Een ritueel is niets geheimzinnigs, helemaal niet eng en al helemaal niet alleen maar godsdienstig of religieus. Een ritueel zijn een paar dingen die je doet, met voorwerpen uit je omgeving en die jou van binnen raken. De manier waarop je dit doet, de volgorde, de spullen die je gebruikt, je geeft ze allemaal de betekenis, die voor jou belangrijk is. Je maakt via de alledaagse werkelijkheid en gewone voorwerpen een verbinding met jouw binnenwereld.
En waarom zou je dat dan doen? Omdat je er bewuster van in het leven gaat staan, met meer diepgang, meer verwondering en zonder ergens iets van te vinden. Omdat je voelt dat je ogen open gaan voor de simpelste en gewoonste dingen. Omdat je hart er vredig van wordt.

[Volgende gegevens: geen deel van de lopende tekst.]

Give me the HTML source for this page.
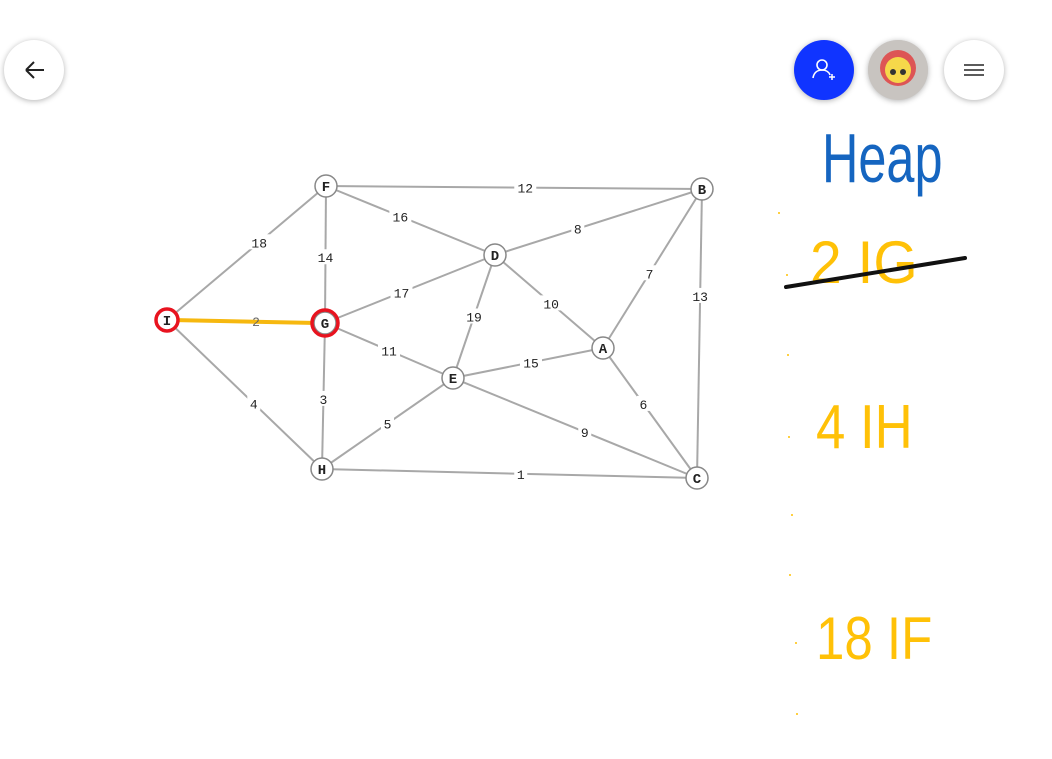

De laatste dag in het Boerenhuis had ik ook nog iets doen. Met de laatste plastic waterfles uit de keuken liep ik de voordeur uit, tree voor tree de buitentrap af met de fles in mijn handen, ik vervolgde mijn eigen optocht door de tuinpoort die knoersend openging en sloeg links af het pad naar de rivier in. Het water was iets gezakt. De steen lag met zijn bolle buik net boven water. "Bonjour, la pierre, comment allex-vous?", zei ik. Ik hurkte en voelde met mijn rechterhand aan het water, dat rustig tegen de oever klotste. Koud was het, brr, en toch zo uitnodigend helder. Ik had de neiging om mijn hand terug te trekken. Veel te koud dat water, ging er door me heen. En toen ik even bleef zitten, liet ik de fles langzaam in het water zakken, nog een beetje boven houdend, net als de steen. De fles dronk, eerst met voorzichtige slokjes en stilaan met volle teugen. Ik draaide voorzichtig de dop erop en haalde mijn natte hand langs mijn mond. Met volle fles keerde ik opgetogen huiswaarts, het rivierwater nog op mijn lippen.
"Wat doe je dan met dat water?", vroeg onze huisbaas die deze week onze buur was. "Niets", lachte ik, "het staat gewoon in
mijn bijkeuken en soms kan ik ernaar kijken". En dat doet me goed. Een stukje Frankrijk in mijn eigen huis.
Heb jij ook een eigen ritueel? Misschien vind je het een tik van je, of een eigenaardigheid, waar je je eigenlijk voor schaamt.
Weet dan dat je niet de enige bent en dat het inzetten van goede gewoontes die je helpen, een hele gezonde manier van leven is.